Vous vous êtes insurgée plusieurs fois contre les écrits anti islamiques de Oriana Fallaci ?

A. J. : C’est aussi un autre cas, mais je trouve cela un peu plus légitime, qu’une italienne parle en ces tons, même si je ne suis pas d’accord avec ces propos, qui disaient que les arabes allaient envahir l’Europe, car non seulement c’est faux, mais cela incite également à une profonde incompréhension par rapport à l’islam. Aujourd’hui, elle n’est plus de ce monde, Dieu ait son âme. Je suis plus gênée s’agissant de Magdi Alam, un ancien musulman, qui tient des propos extrêmement racistes et le danger vient justement du fait qu’il est extrêmement lu en Italie.

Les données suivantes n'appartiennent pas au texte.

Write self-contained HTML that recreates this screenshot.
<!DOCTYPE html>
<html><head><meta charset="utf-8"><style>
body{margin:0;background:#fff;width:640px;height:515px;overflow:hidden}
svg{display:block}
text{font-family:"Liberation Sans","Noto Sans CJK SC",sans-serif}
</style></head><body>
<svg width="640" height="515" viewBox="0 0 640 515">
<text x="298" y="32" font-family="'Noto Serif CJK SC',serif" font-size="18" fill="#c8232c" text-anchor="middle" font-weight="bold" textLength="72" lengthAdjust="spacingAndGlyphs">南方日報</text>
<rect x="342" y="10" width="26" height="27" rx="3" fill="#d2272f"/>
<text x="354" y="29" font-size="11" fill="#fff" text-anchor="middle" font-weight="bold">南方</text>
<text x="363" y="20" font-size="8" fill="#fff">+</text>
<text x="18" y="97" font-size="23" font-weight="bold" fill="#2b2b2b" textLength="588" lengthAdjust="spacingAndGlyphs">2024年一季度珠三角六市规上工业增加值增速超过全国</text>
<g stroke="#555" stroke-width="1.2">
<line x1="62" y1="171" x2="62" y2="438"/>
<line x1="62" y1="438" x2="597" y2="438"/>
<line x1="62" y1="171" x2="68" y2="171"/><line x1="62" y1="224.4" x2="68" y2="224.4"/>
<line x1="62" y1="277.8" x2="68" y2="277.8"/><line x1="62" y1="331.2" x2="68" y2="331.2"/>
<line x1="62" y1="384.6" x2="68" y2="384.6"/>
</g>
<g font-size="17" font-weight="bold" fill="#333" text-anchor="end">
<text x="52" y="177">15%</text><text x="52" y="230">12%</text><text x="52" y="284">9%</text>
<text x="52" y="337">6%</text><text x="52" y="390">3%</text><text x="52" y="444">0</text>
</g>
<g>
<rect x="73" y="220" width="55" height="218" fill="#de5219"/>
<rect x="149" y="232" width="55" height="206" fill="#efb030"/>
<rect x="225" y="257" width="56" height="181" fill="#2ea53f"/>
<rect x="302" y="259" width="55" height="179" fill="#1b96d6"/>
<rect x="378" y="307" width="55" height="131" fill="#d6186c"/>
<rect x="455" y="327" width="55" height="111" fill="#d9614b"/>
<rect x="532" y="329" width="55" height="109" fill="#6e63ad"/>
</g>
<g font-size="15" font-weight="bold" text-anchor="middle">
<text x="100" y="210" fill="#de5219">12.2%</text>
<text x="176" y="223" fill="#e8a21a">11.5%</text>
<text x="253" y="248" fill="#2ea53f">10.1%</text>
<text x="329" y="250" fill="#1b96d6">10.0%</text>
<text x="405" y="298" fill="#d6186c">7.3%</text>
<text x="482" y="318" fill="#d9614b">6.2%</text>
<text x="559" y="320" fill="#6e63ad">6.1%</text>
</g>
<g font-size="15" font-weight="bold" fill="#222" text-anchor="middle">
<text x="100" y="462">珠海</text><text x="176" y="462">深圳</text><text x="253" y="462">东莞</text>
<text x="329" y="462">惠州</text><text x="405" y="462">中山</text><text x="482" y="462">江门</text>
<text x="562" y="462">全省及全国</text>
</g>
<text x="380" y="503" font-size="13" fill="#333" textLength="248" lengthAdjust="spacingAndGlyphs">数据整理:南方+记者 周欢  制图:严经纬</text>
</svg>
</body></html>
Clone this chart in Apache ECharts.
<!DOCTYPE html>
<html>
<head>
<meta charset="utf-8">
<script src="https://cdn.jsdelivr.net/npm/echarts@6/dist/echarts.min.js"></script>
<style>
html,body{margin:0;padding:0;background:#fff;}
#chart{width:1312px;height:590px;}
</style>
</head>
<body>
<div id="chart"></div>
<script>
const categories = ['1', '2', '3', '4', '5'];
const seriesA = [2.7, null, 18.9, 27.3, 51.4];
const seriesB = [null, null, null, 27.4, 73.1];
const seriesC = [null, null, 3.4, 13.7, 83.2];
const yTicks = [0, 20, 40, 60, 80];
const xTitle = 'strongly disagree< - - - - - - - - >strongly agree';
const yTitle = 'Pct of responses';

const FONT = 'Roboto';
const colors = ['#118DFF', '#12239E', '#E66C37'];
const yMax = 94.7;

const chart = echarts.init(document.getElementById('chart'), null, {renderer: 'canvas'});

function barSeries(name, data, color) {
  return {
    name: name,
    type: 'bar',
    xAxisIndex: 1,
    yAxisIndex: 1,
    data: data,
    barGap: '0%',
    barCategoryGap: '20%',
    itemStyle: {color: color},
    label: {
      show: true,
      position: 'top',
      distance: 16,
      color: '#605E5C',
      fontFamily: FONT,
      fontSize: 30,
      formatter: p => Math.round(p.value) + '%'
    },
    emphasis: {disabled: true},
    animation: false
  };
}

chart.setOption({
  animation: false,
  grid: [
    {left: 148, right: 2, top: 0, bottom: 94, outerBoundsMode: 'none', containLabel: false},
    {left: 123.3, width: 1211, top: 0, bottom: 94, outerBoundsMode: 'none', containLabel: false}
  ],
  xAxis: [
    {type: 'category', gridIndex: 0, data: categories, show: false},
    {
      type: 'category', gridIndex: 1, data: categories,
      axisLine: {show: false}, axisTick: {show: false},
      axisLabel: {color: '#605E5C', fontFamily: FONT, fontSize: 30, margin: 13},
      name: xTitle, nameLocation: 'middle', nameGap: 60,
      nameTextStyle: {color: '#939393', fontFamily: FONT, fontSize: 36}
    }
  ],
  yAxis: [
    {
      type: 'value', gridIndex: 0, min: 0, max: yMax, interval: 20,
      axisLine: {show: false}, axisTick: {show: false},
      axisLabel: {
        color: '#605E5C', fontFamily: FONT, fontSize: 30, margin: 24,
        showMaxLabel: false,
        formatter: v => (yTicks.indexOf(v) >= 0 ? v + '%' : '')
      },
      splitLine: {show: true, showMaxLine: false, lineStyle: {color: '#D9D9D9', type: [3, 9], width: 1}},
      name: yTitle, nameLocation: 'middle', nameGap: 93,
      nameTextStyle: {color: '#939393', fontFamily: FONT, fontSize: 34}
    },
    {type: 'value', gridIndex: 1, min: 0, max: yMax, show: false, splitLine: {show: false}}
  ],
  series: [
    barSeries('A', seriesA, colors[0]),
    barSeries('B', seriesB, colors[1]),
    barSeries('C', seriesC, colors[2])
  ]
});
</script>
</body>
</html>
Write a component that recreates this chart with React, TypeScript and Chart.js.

L’Eurabie serait juste un mythe selon vous ?

A. J. : Oui absolument, la communauté arabe en Italie n’est pas si nombreuse par ailleurs, la communauté est surtout composée de main d’œuvre, il n’y a pas d’intellectuels. C’est la raison pour laquelle, cette communauté ne peut se défendre contre les discours incitant à la haine.

Comment qualifierez-vous l’Italie d’aujourd’hui, d’anti-métisse?

A. J. : Non pas vraiment, l’Italien n’est pas raciste dans sa nature. Mais le retour en force de la Ligue, à partir d’aujourd’hui, n’augure rien de bon pour notre communauté. Il faut s’attendre à des temps durs avec ce nouveau gouvernement, car les fossés d’incompréhensions grâce aux médias vont se creuser. On risque de revenir à ce qu’on avait expérimenté déjà il y a deux ans. C’est un coup terrible pour nous, je suis personnellement assez éprouvée, ce soir à la lecture des résultats.